> **TASK BRIEF**: Find the lines with the string "this" and return them.

> **MATERIAL PROVIDED**:
******************************

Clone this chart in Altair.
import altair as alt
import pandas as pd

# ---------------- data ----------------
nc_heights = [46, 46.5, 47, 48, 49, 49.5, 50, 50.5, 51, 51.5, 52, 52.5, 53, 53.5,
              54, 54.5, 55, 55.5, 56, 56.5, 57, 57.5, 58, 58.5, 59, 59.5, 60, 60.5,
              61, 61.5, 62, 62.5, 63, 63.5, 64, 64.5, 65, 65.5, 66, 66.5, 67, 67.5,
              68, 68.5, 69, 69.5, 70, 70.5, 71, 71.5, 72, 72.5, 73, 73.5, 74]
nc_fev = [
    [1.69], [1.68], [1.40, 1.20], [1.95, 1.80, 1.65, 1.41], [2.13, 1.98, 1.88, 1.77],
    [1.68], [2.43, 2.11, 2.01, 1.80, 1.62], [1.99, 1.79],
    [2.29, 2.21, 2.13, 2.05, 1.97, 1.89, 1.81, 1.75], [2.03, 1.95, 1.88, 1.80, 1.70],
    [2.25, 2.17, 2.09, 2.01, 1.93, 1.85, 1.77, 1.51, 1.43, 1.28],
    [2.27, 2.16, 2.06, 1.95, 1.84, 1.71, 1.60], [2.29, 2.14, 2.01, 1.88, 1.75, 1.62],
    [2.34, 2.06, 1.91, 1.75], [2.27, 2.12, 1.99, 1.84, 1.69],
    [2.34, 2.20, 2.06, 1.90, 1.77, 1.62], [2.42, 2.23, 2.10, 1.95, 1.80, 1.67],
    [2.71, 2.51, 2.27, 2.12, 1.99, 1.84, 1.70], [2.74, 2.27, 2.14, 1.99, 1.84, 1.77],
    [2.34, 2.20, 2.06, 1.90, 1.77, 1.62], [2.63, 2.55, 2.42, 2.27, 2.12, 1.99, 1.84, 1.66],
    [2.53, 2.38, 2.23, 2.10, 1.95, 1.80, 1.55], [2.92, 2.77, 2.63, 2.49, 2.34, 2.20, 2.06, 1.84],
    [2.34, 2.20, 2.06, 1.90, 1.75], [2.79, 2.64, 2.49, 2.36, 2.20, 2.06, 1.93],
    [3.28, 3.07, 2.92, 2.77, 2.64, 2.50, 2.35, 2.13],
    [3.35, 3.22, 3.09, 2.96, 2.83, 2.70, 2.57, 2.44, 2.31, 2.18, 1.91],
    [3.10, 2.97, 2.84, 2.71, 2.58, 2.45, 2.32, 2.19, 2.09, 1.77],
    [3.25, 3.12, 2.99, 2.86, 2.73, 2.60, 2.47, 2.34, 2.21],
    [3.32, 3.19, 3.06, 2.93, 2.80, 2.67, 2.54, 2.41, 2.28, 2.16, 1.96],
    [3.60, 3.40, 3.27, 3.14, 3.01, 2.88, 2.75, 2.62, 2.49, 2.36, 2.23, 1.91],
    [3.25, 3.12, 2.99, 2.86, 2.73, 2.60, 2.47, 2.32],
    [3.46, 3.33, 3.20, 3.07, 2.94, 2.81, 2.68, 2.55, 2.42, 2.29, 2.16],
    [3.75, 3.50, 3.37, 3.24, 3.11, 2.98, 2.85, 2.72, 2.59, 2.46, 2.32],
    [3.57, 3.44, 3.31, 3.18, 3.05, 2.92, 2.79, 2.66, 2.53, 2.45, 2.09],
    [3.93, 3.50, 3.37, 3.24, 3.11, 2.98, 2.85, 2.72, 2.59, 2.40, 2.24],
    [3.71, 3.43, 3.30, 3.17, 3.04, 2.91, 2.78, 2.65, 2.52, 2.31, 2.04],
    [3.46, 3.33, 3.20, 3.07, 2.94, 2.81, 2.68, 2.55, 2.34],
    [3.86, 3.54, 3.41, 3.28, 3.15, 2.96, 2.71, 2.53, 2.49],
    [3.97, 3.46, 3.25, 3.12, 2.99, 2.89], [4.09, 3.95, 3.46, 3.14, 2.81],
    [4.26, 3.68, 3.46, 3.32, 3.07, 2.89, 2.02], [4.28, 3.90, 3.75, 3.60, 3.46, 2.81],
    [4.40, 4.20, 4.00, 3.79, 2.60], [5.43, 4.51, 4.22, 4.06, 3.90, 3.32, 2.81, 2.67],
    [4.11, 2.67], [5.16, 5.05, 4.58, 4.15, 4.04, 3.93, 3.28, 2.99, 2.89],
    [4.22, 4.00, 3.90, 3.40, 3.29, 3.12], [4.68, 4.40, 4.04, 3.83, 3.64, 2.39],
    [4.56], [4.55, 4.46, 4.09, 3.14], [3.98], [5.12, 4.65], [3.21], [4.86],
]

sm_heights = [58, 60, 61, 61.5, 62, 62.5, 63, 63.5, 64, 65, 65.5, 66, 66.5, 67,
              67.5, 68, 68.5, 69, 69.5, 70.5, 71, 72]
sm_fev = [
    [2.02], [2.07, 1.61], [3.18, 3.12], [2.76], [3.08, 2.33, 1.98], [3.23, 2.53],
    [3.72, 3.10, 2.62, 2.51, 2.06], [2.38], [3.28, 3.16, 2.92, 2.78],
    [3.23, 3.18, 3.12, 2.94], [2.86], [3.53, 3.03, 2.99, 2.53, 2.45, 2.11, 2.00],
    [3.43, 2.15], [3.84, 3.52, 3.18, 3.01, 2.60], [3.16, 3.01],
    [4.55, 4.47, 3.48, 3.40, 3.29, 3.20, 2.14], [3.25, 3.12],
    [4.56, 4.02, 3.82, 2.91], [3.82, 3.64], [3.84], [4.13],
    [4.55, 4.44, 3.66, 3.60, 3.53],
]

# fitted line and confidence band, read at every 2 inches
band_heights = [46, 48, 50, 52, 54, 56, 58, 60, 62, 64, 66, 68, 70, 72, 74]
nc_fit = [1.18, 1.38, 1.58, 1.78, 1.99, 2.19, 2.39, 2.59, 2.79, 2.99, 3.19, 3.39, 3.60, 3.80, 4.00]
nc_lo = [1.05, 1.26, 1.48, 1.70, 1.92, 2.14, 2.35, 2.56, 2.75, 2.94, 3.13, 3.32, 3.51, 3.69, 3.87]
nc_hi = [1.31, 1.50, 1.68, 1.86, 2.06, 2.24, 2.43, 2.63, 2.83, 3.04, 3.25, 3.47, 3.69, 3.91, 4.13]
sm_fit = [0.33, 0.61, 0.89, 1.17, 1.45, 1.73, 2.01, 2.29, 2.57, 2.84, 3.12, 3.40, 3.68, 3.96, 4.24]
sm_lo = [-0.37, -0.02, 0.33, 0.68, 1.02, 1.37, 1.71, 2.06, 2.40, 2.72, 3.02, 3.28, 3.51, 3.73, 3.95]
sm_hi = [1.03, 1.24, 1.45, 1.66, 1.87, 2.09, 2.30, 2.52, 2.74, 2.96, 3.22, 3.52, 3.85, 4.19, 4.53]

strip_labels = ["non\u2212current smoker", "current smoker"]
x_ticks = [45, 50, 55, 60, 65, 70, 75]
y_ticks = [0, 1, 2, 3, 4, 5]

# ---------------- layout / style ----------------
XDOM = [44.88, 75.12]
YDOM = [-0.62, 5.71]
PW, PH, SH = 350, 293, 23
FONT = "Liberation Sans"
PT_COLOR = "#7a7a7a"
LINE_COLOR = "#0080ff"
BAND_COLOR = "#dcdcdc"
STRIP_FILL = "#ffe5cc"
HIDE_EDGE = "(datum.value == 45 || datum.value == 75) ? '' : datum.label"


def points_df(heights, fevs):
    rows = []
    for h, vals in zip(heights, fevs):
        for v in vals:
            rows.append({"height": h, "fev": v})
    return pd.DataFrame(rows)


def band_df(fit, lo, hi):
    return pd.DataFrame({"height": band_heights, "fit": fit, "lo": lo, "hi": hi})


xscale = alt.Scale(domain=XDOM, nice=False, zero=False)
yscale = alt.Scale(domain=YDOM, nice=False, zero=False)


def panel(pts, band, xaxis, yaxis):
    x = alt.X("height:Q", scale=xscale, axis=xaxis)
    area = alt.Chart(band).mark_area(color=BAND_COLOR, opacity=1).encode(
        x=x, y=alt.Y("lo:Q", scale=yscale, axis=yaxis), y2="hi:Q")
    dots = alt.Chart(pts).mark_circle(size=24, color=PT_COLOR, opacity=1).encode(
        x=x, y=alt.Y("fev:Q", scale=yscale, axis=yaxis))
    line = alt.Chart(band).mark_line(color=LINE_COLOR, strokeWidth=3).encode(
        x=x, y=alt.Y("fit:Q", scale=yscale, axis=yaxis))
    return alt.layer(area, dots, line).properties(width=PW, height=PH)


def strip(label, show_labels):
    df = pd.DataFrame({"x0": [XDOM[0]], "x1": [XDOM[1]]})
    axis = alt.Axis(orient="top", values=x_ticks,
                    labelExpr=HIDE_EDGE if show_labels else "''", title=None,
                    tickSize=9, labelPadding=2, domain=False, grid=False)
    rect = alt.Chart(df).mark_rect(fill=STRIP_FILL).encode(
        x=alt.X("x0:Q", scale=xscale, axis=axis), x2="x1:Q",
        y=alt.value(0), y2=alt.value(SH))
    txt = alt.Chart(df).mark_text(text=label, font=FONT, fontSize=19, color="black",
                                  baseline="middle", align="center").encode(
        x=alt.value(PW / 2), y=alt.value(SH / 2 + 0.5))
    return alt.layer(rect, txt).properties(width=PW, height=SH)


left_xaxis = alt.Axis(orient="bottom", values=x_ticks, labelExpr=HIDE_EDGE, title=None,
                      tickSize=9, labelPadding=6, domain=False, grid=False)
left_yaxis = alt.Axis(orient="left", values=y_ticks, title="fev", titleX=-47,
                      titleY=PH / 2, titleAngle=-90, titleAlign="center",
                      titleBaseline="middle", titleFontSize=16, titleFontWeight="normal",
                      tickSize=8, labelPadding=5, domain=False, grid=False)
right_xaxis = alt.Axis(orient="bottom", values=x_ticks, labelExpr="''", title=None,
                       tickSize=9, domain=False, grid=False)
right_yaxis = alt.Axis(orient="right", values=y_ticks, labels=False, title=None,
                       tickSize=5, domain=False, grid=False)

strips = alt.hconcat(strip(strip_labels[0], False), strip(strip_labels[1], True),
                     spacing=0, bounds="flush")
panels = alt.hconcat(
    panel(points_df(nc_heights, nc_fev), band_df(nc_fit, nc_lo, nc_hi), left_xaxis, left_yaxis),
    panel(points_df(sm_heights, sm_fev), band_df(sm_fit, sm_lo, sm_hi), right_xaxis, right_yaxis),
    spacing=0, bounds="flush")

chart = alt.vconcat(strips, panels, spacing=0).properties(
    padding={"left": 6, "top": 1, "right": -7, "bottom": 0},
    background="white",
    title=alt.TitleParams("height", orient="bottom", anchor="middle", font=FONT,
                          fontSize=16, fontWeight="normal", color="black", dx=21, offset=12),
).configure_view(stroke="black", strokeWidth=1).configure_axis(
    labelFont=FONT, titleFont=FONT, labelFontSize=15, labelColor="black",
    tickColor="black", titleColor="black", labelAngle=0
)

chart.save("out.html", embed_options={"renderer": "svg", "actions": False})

******************************

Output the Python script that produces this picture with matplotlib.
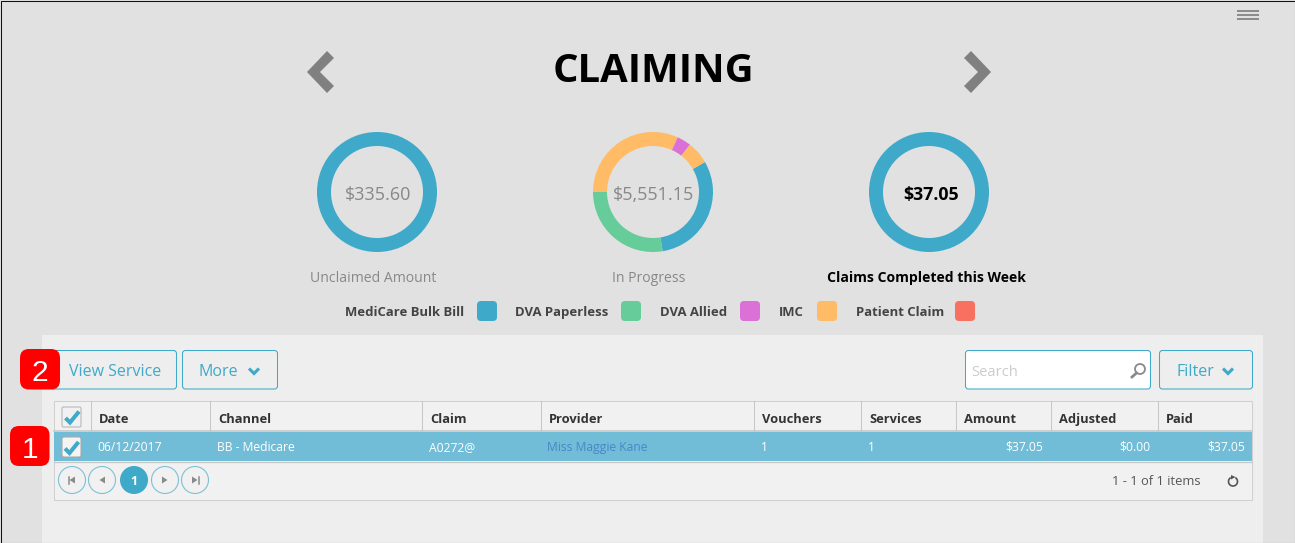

******************************

> **RESPONSE TO THE TASK**:
Clone this chart in Altair.
Output the Python script that produces this picture with matplotlib.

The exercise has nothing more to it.